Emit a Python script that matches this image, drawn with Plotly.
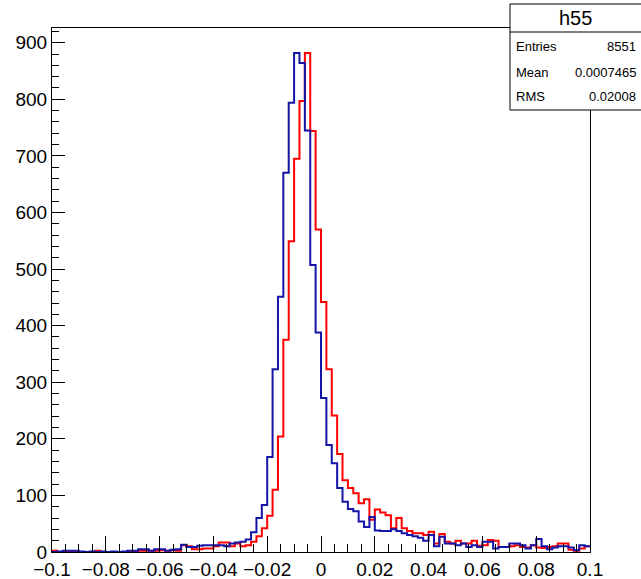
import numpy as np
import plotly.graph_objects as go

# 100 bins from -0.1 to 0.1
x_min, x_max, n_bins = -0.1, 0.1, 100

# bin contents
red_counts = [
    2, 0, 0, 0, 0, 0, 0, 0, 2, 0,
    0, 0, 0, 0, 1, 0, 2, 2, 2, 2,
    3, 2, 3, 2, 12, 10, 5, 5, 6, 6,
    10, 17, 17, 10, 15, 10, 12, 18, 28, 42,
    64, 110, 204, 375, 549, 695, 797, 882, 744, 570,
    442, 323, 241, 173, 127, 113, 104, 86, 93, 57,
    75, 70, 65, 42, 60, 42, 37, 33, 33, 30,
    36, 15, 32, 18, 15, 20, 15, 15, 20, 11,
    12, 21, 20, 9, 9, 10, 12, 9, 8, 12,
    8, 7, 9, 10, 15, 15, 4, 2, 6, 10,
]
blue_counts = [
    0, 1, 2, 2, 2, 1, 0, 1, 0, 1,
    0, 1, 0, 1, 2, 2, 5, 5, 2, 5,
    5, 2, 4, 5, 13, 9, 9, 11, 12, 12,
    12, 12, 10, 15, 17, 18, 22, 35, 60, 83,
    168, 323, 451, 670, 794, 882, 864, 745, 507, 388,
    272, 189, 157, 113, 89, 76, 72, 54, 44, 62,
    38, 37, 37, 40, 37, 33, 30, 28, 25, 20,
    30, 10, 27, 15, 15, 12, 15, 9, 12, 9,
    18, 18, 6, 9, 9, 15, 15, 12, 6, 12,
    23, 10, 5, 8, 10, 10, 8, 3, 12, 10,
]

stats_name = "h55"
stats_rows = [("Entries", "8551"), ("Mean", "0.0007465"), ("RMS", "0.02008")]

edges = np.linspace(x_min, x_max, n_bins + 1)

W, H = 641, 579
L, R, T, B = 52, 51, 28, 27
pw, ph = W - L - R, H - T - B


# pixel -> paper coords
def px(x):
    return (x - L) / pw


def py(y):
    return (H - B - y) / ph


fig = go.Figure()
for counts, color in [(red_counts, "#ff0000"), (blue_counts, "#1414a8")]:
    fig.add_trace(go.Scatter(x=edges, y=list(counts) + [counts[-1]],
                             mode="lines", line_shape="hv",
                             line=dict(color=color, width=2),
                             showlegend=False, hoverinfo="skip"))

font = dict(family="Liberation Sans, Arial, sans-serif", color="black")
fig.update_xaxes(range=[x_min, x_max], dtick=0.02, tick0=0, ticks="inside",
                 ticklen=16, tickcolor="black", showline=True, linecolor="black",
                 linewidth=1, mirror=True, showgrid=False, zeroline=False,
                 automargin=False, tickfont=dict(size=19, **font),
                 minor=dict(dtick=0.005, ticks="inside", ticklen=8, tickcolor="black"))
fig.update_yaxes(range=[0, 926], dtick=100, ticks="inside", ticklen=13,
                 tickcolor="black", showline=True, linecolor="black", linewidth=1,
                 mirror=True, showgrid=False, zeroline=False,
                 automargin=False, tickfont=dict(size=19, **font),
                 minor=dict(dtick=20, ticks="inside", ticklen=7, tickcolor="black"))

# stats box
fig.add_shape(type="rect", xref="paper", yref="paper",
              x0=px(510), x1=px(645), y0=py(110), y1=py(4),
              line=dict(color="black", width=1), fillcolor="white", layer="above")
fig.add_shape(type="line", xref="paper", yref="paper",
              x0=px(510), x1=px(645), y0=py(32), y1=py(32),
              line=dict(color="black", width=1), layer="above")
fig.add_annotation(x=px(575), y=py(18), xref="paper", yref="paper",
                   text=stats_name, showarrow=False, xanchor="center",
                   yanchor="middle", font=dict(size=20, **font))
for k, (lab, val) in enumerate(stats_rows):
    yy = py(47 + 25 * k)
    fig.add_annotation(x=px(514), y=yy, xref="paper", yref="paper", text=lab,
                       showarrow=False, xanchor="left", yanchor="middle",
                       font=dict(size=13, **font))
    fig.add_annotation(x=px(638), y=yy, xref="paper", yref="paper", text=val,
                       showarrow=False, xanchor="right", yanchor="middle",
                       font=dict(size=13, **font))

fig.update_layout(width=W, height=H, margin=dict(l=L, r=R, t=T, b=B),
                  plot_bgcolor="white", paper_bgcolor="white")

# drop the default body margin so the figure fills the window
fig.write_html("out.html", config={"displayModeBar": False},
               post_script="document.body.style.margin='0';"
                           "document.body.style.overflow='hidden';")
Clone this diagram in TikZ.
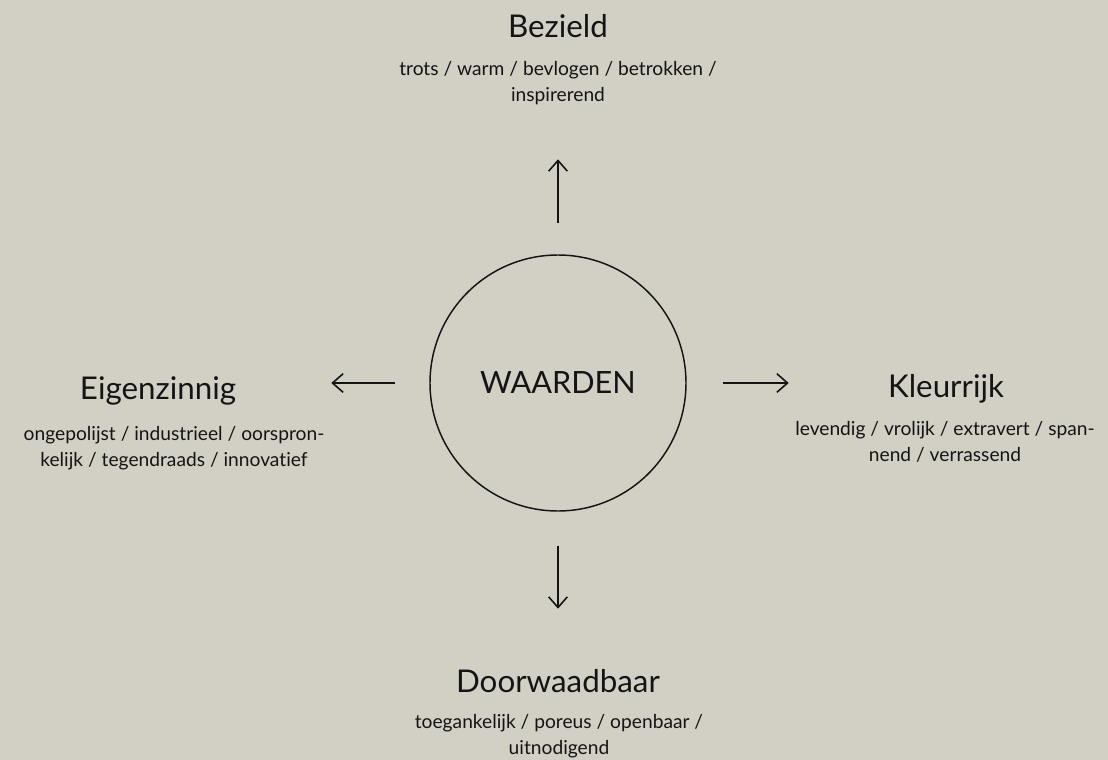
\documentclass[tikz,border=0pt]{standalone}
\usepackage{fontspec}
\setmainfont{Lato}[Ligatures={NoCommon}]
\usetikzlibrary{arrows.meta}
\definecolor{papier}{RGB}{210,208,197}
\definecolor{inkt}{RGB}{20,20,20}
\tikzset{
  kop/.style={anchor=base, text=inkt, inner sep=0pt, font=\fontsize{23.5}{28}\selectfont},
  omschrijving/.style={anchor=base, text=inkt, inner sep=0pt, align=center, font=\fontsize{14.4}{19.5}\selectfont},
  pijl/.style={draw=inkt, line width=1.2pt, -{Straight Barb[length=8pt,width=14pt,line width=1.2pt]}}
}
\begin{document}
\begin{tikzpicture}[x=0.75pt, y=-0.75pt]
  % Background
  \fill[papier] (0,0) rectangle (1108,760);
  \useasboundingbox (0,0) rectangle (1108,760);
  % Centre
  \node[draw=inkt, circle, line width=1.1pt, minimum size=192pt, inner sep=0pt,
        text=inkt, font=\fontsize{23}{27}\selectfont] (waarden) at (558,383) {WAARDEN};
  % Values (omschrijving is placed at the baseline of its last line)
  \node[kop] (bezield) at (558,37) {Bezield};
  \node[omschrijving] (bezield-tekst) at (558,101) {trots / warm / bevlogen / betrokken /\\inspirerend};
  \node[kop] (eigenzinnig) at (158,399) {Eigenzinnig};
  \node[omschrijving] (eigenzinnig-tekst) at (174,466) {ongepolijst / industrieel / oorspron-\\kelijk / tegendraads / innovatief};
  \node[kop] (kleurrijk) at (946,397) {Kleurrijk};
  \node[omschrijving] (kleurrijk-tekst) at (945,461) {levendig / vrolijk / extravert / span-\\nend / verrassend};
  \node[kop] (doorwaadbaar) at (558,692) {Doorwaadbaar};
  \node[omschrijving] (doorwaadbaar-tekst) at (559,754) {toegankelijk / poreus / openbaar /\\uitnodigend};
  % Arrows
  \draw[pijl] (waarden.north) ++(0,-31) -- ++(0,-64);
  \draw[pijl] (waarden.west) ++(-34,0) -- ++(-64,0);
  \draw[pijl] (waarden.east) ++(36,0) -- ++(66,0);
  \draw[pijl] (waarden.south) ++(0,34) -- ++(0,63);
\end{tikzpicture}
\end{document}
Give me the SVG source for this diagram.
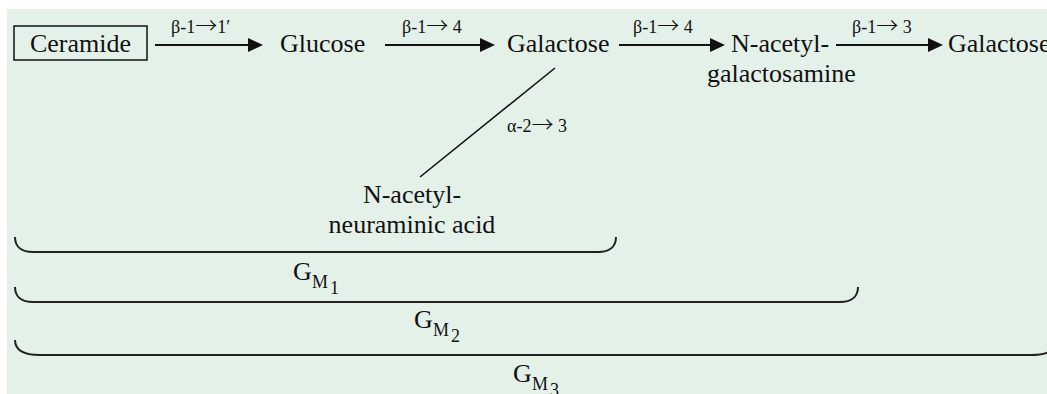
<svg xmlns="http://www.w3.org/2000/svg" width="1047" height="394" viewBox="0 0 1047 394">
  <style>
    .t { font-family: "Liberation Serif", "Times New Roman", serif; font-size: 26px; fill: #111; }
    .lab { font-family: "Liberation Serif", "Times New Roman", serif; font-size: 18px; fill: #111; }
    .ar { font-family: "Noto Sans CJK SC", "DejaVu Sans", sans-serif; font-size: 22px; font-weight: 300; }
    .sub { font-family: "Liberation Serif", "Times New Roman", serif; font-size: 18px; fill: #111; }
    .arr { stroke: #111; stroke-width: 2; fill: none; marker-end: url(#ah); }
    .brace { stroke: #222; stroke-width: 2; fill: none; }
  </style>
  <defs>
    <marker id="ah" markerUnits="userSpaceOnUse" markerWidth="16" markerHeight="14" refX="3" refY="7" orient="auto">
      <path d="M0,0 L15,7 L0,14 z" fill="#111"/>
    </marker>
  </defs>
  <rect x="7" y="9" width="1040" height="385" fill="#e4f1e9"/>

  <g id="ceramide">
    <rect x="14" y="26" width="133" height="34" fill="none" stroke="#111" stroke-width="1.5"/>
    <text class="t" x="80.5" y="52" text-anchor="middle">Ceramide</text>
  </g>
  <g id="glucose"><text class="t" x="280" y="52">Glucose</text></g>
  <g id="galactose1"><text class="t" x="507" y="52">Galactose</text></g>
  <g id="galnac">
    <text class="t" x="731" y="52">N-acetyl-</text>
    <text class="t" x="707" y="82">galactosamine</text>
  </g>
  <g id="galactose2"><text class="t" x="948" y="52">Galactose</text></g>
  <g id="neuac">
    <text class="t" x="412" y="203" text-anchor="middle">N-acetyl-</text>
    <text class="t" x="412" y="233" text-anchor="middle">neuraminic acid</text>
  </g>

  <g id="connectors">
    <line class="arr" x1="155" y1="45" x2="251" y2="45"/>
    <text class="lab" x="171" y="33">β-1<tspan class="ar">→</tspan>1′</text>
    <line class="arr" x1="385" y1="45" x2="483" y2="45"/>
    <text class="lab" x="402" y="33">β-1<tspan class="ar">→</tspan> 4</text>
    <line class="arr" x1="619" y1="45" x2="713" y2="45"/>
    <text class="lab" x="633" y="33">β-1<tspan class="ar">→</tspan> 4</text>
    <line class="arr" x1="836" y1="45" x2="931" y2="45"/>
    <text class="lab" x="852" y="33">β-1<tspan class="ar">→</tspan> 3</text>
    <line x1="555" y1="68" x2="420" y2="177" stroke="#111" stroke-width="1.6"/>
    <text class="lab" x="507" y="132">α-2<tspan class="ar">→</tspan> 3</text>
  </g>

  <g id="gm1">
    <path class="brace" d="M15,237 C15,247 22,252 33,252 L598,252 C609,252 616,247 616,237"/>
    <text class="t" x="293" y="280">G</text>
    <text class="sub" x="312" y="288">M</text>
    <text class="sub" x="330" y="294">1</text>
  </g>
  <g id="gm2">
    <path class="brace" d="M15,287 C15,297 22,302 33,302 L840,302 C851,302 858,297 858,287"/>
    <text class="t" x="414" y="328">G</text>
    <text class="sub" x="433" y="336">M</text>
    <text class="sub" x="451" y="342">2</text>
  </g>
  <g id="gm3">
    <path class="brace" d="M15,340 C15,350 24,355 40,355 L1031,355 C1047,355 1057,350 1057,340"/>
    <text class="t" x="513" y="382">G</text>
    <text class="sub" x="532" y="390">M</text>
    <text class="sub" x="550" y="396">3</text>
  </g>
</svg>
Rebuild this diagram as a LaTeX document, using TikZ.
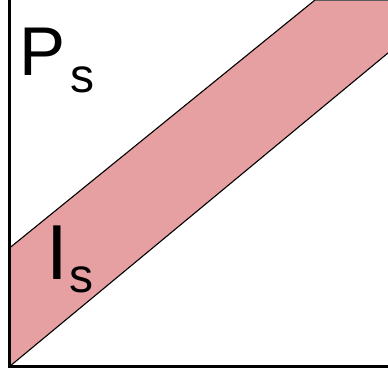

━━━━━━━━━━

▶ _What to work on_
Copy only the part of the records that runs from the first line to the line with "x_min, x_max, n_bins = -0.1, 0.1, 100", ends included, leaving pictures out.

▶ _Written response_
Emit a Python script that matches this image, drawn with Plotly.
import numpy as np
import plotly.graph_objects as go

# 100 bins from -0.1 to 0.1
x_min, x_max, n_bins = -0.1, 0.1, 100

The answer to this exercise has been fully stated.